Rabbi Dr Benjamin Elton

e: admin@greatsynagogue.org.au

 

Devar Torah: PINCHAS 5784

I want to congratulate the team behind WOW for a very successful event last Sunday. I have heard rave reviews from several of the many participants who took part and enjoyed and were inspired by the program.

This Friday night in a new initiative we are hosting a Friday dinner for Bnei Mitzvah families from last year, this year and next year, to promote and maintain a strong connection with the Shule and with each other. We will be addressed by our member Dr Anthony Milch, an expert in teen psychology, and there will be a Devar Torah by my friend and fellow Sacks Scholar Rabbi Seth Grauer, who is the Head of the Bnei Akiva schools in Toronto.
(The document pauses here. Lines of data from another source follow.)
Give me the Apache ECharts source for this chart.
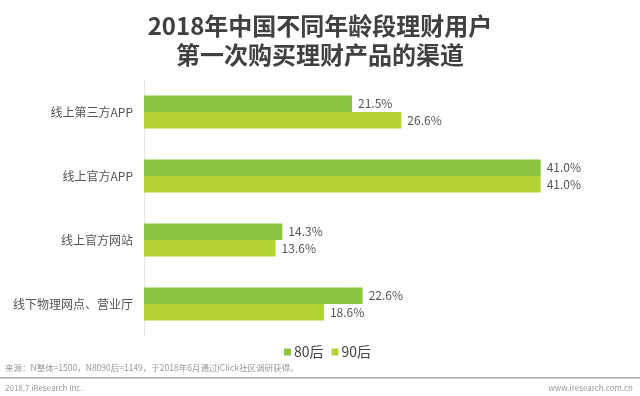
<!DOCTYPE html>
<html>
<head>
<meta charset="utf-8">
<script src="https://cdn.jsdelivr.net/npm/echarts@6/dist/echarts.min.js"></script>
<style>
  html, body { margin: 0; padding: 0; background: #fff; }
  #main { width: 640px; height: 396px; }
</style>
</head>
<body>
<div id="main"></div>
<script>
// 渠道分类
const categories = ["线上第三方APP", "线上官方APP", "线上官方网站", "线下物理网点、营业厅"];
// 80后 / 90后 占比 (%)
const values80 = [21.5, 41.0, 14.3, 22.6];
const values90 = [26.6, 41.0, 13.6, 18.6];
const seriesNames = ["80后", "90后"];

const myChart = echarts.init(document.getElementById("main"));
const font = "'Noto Sans CJK SC', 'Noto Sans', sans-serif";

const option = {
  backgroundColor: "#fff",
  textStyle: { fontFamily: font },
  title: {
    text: "2018年中国不同年龄段理财用户\n第一次购买理财产品的渠道",
    left: "center",
    top: 6,
    textStyle: {
      fontSize: 24,
      fontWeight: "bold",
      color: "#404040",
      lineHeight: 29,
      fontFamily: font,
    },
  },
  legend: {
    data: seriesNames,
    left: 279,
    top: 340,
    itemWidth: 7,
    itemHeight: 7,
    itemGap: 8,
    icon: "rect",
    textStyle: { fontSize: 14, color: "#444", padding: [0, 0, 0, -2] },
  },
  grid: { // 左边界对齐竖轴
    left: 144,
    top: 80,
    height: 256,
    width: 483.75,
    containLabel: false,
  },
  xAxis: {
    type: "value",
    min: 0,
    max: 50,
    show: false,
  },
  yAxis: {
    type: "category",
    data: categories,
    inverse: true,
    axisLine: { show: true, lineStyle: { color: "#e3e3e3", width: 1 } },
    axisTick: { show: false },
    axisLabel: { color: "#555", fontSize: 12, margin: 11 },
  },
  series: [
    {
      name: seriesNames[0],
      type: "bar",
      data: values80,
      barWidth: 16.5,
      barGap: "0%",
      itemStyle: { color: "#8cc540" },
      label: { show: true, position: "right", distance: 6, color: "#555", fontSize: 12, formatter: (p) => p.value.toFixed(1) + "%" },
    },
    {
      name: seriesNames[1],
      type: "bar",
      data: values90,
      barWidth: 16.5,
      barGap: "0%",
      itemStyle: { color: "#b2d235" },
      label: { show: true, position: "right", distance: 6, color: "#555", fontSize: 12, formatter: (p) => p.value.toFixed(1) + "%" },
    },
  ],
  graphic: [
    { type: "text", left: 5, top: 364, style: { text: "来源：N整体=1500，N8090后=1149，于2018年6月通过iClick社区调研获得。", fontSize: 8.5, fill: "#999", fontFamily: font } },
    { type: "rect", shape: { x: 0, y: 377, width: 640, height: 1.5 }, style: { fill: "#aaa" } },
    { type: "text", left: 5, top: 384, style: { text: "2018.7 iResearch Inc.", fontSize: 8, fill: "#999", fontFamily: font } },
    { type: "text", right: 7, top: 384, style: { text: "www.iresearch.com.cn", fontSize: 8, fill: "#999", fontFamily: font } },
  ],
};
myChart.setOption(option);
</script>
</body>
</html>
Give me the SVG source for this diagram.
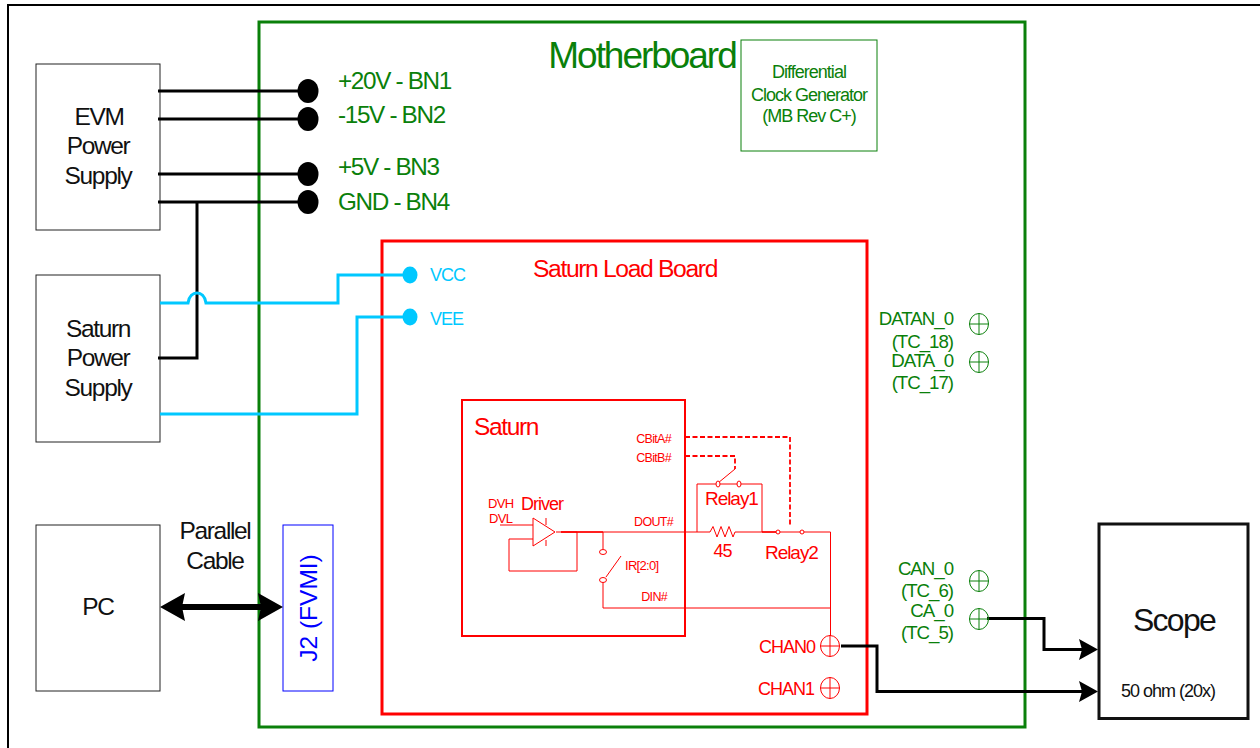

We have now entered the three weeks, the period of mourning for the Temple that culminates on 9 Av with a twenty five hour fast to mark its destruction. This year our evening service will feature a showing of the film Dreyfus Drei, which explored family, identity and returning to Germany from Australia. That will be followed by a question and answer session with the film’s maker, Ella Dreyfus. The program, including Maariv and the reading of the Book of Lamentations will begin at 6pm on Tuesday 13 August.

One of the most fascinating episodes in the Torah concerns the daughters of Tzelophchad. Their father had died leaving no sons and the law seemed to indicate that they as a result they would enjoy no inheritance. They brought their case to Moses and he took it to God, Who told Moses that they had a good point and in the absence of a son they should inherit.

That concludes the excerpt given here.